* PROBLEM DESCRIPTION
Look at the data below and print exactly the lines from its first line through the line with "fig.patch.set_facecolor('white')"; the pictures stay out of the copy.
═════ SOURCE DATA ═════
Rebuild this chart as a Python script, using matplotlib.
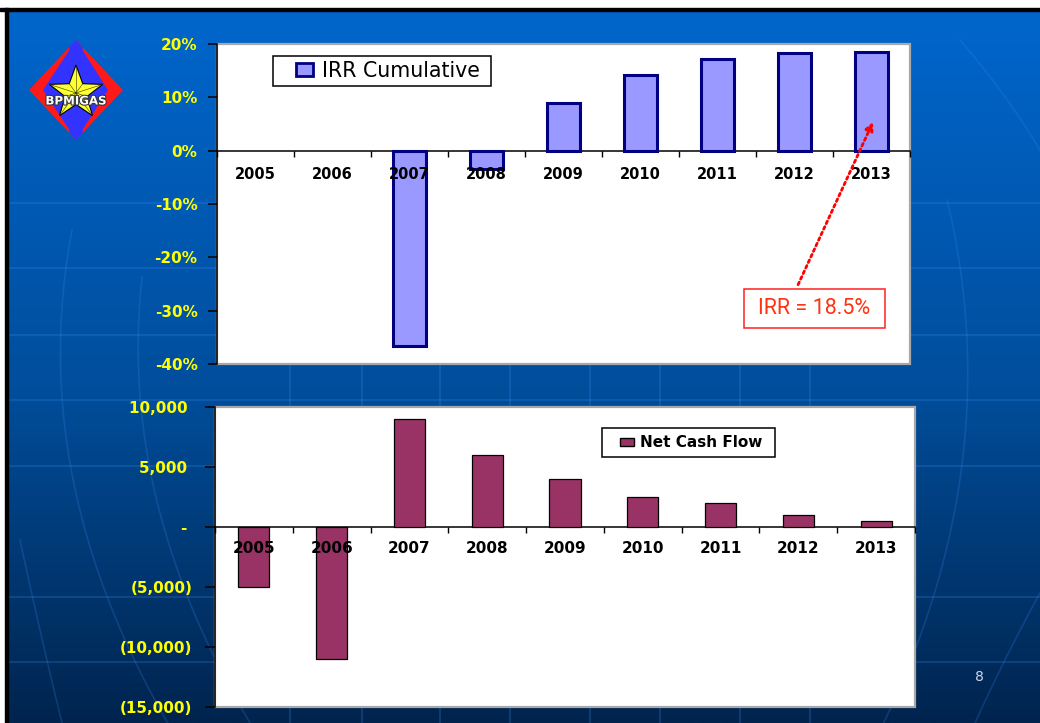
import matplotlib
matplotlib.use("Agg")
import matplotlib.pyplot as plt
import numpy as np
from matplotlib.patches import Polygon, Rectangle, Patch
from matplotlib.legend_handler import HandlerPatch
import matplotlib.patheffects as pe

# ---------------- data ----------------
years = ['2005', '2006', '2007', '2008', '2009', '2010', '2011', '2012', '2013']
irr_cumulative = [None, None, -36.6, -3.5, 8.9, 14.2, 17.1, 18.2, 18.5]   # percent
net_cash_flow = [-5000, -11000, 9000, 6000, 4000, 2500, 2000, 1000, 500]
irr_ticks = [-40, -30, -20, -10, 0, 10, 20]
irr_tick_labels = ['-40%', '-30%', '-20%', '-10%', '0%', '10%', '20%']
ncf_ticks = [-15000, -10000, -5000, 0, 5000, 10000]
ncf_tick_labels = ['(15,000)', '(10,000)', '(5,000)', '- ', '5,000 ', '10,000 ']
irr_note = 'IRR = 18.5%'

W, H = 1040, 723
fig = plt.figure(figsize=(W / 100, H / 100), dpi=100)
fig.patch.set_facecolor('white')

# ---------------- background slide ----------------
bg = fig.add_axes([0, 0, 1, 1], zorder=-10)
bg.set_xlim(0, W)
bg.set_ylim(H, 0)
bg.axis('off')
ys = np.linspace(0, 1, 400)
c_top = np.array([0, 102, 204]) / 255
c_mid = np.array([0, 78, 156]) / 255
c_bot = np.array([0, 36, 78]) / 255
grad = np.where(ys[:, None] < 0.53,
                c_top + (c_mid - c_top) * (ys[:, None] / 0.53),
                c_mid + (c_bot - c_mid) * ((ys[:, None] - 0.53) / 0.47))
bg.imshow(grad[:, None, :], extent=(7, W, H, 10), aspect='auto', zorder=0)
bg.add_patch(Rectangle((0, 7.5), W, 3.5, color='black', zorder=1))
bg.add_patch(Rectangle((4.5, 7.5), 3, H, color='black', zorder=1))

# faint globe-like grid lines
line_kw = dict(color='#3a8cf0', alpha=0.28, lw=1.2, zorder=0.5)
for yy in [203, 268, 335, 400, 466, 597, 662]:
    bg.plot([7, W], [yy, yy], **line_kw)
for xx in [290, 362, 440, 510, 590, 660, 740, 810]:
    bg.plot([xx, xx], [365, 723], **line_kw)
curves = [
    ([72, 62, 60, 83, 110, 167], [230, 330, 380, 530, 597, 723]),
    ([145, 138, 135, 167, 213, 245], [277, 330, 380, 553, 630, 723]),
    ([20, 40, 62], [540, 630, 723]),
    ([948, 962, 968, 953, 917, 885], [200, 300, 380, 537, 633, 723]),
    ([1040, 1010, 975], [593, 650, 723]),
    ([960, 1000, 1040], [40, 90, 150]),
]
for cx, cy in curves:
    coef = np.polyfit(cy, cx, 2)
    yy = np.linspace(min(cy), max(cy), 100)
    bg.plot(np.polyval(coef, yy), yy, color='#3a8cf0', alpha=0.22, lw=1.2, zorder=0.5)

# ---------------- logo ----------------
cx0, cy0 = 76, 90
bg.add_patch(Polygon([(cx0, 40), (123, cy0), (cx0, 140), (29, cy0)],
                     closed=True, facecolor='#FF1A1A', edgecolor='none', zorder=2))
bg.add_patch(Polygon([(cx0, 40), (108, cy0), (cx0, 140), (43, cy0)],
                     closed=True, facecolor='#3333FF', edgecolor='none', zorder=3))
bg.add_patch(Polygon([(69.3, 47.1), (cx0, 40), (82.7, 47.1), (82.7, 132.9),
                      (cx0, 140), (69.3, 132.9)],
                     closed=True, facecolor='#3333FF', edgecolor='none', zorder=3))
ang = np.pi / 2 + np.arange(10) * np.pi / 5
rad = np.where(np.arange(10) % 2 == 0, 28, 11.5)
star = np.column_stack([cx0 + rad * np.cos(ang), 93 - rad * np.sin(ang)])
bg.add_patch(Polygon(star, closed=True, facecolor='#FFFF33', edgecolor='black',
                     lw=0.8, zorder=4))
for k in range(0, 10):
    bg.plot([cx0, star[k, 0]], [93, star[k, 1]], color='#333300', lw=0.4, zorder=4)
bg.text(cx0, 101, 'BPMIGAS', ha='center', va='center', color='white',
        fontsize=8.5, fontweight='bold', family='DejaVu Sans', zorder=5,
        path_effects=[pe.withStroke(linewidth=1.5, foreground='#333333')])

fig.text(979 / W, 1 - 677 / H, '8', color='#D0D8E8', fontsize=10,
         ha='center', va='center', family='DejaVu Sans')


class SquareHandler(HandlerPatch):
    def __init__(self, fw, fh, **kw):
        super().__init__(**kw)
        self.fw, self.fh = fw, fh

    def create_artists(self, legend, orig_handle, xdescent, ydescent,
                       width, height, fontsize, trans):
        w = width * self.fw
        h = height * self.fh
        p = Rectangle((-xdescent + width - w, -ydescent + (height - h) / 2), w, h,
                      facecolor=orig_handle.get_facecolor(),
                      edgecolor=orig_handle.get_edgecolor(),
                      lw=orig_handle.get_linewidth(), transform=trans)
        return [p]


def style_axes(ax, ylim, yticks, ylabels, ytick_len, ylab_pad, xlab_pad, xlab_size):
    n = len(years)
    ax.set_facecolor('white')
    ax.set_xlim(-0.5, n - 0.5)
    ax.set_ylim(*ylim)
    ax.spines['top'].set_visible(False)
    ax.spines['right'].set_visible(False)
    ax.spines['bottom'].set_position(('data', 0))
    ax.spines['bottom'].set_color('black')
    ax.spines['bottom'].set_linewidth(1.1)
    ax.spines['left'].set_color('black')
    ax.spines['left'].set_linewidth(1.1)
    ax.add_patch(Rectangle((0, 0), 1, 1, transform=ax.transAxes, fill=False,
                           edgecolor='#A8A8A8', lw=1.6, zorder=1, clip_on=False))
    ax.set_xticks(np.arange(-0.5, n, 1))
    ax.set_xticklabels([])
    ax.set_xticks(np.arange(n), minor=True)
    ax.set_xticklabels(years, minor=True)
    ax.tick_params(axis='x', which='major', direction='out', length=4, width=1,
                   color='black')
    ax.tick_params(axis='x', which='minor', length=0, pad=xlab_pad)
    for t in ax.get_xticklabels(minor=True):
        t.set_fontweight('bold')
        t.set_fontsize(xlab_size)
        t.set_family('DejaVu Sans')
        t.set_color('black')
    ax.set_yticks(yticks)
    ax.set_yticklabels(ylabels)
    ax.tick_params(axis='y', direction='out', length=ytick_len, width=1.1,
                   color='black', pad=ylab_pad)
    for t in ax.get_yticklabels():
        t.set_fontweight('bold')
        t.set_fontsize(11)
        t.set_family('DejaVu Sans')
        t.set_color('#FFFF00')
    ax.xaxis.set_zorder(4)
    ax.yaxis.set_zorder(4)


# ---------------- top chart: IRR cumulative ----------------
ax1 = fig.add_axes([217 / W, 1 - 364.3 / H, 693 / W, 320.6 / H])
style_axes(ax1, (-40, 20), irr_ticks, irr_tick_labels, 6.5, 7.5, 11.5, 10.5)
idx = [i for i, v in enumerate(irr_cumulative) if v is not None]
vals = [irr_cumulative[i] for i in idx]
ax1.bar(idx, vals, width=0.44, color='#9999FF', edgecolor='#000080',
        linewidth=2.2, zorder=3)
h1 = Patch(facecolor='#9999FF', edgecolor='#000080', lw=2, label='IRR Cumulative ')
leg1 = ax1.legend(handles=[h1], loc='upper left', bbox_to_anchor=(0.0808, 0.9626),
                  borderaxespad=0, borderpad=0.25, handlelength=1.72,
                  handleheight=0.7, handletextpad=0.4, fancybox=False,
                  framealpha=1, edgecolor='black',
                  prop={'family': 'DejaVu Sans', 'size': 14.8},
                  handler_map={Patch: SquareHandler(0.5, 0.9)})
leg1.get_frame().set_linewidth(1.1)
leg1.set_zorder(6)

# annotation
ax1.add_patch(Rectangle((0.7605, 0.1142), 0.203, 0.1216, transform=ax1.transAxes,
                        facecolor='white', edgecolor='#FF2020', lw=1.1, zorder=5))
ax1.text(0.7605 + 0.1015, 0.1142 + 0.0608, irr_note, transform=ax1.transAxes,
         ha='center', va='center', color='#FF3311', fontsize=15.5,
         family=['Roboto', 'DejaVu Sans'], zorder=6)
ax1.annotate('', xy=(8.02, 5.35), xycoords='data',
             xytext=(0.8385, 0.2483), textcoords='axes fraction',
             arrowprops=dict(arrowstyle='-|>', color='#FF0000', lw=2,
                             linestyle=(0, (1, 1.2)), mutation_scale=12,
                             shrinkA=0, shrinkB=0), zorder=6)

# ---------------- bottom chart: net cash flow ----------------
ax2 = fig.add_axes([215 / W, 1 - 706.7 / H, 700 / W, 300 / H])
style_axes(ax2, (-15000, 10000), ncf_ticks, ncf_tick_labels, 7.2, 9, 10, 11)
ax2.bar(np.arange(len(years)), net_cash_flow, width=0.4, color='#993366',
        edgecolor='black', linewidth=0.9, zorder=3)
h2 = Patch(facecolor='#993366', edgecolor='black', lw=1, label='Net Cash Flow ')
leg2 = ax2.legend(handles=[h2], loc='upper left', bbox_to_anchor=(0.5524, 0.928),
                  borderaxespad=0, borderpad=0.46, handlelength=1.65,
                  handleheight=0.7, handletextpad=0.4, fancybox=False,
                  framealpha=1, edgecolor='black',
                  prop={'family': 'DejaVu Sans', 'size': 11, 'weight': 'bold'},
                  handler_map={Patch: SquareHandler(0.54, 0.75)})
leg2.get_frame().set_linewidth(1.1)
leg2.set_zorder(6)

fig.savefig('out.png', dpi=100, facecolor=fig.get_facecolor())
═════
* TASK SOLUTION
Rebuild this chart as a Python script, using matplotlib.
import matplotlib
matplotlib.use("Agg")
import matplotlib.pyplot as plt
import numpy as np
from matplotlib.patches import Polygon, Rectangle, Patch
from matplotlib.legend_handler import HandlerPatch
import matplotlib.patheffects as pe

# ---------------- data ----------------
years = ['2005', '2006', '2007', '2008', '2009', '2010', '2011', '2012', '2013']
irr_cumulative = [None, None, -36.6, -3.5, 8.9, 14.2, 17.1, 18.2, 18.5]   # percent
net_cash_flow = [-5000, -11000, 9000, 6000, 4000, 2500, 2000, 1000, 500]
irr_ticks = [-40, -30, -20, -10, 0, 10, 20]
irr_tick_labels = ['-40%', '-30%', '-20%', '-10%', '0%', '10%', '20%']
ncf_ticks = [-15000, -10000, -5000, 0, 5000, 10000]
ncf_tick_labels = ['(15,000)', '(10,000)', '(5,000)', '- ', '5,000 ', '10,000 ']
irr_note = 'IRR = 18.5%'

W, H = 1040, 723
fig = plt.figure(figsize=(W / 100, H / 100), dpi=100)
fig.patch.set_facecolor('white')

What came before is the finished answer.